▶ [DESCRIPTION OF THE TASK] Quote from the first line below through the line that contains "import plotly.graph_objects as go", both included, and leave the pictures out.

★ ★ ★ ★ ★ ★ ★

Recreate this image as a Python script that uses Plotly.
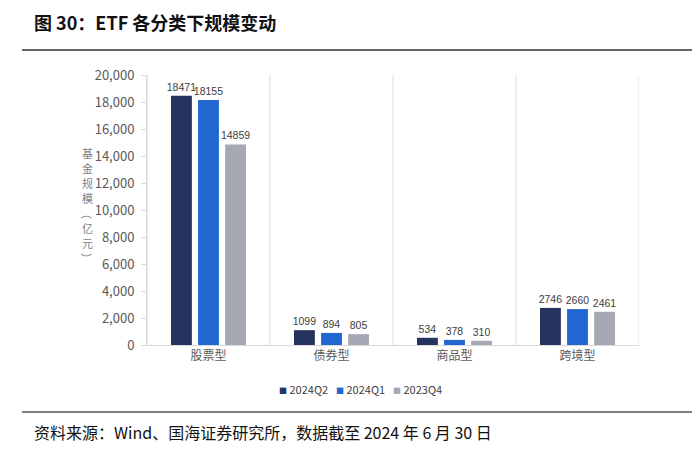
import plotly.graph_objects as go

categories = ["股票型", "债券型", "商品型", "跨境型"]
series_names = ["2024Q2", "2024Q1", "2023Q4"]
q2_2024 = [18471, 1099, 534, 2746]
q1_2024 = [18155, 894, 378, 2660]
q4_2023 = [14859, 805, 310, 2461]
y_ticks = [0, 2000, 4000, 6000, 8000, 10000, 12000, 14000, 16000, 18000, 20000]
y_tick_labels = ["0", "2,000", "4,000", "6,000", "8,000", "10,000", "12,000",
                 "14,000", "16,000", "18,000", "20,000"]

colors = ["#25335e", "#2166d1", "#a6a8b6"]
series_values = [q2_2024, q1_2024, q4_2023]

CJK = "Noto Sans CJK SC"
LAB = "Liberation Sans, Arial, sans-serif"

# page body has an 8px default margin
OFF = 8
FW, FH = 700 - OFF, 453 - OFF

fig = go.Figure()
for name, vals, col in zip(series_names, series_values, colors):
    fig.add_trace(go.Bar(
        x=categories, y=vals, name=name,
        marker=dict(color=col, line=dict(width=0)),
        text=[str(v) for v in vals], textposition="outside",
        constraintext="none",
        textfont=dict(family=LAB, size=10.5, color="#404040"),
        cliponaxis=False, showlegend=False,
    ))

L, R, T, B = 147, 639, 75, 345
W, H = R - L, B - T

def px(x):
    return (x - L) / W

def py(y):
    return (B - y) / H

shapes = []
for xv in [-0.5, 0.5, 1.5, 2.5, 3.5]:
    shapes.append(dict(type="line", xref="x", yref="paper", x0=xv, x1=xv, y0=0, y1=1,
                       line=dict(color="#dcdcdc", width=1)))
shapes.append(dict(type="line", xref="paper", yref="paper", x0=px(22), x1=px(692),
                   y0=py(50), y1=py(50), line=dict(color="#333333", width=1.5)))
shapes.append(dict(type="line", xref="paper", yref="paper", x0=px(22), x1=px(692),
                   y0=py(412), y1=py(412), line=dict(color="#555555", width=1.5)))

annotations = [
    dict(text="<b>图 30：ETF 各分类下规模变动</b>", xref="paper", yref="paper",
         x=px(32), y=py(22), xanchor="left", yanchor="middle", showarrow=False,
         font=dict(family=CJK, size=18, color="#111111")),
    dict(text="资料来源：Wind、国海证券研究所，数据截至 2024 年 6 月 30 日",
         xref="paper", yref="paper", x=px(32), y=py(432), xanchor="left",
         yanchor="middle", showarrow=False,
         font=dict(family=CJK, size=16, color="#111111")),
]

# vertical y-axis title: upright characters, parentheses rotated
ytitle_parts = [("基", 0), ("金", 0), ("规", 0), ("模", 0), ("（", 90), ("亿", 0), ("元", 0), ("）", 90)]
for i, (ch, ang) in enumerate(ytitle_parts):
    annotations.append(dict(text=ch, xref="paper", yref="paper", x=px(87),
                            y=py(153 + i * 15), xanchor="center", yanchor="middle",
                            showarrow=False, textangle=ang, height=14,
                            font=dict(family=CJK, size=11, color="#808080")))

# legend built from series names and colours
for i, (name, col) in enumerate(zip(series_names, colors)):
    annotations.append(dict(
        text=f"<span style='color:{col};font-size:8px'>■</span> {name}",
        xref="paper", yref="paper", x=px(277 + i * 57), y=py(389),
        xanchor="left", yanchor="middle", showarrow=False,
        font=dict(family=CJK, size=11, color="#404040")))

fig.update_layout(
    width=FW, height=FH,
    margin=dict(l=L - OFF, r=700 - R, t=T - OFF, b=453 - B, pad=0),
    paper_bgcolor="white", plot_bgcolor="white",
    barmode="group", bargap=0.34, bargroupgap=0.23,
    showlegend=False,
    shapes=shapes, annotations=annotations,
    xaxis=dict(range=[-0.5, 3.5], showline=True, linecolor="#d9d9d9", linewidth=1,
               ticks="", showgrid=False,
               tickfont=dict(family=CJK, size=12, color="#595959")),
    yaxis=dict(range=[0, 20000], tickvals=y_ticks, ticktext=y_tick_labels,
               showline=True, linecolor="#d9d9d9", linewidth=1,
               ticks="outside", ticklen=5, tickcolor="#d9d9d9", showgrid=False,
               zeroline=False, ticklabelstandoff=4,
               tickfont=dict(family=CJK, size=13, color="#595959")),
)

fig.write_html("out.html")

★ ★ ★ ★ ★ ★ ★

▶ [EXERCISE RESPONSE]
Recreate this image as a Python script that uses Plotly.
import plotly.graph_objects as go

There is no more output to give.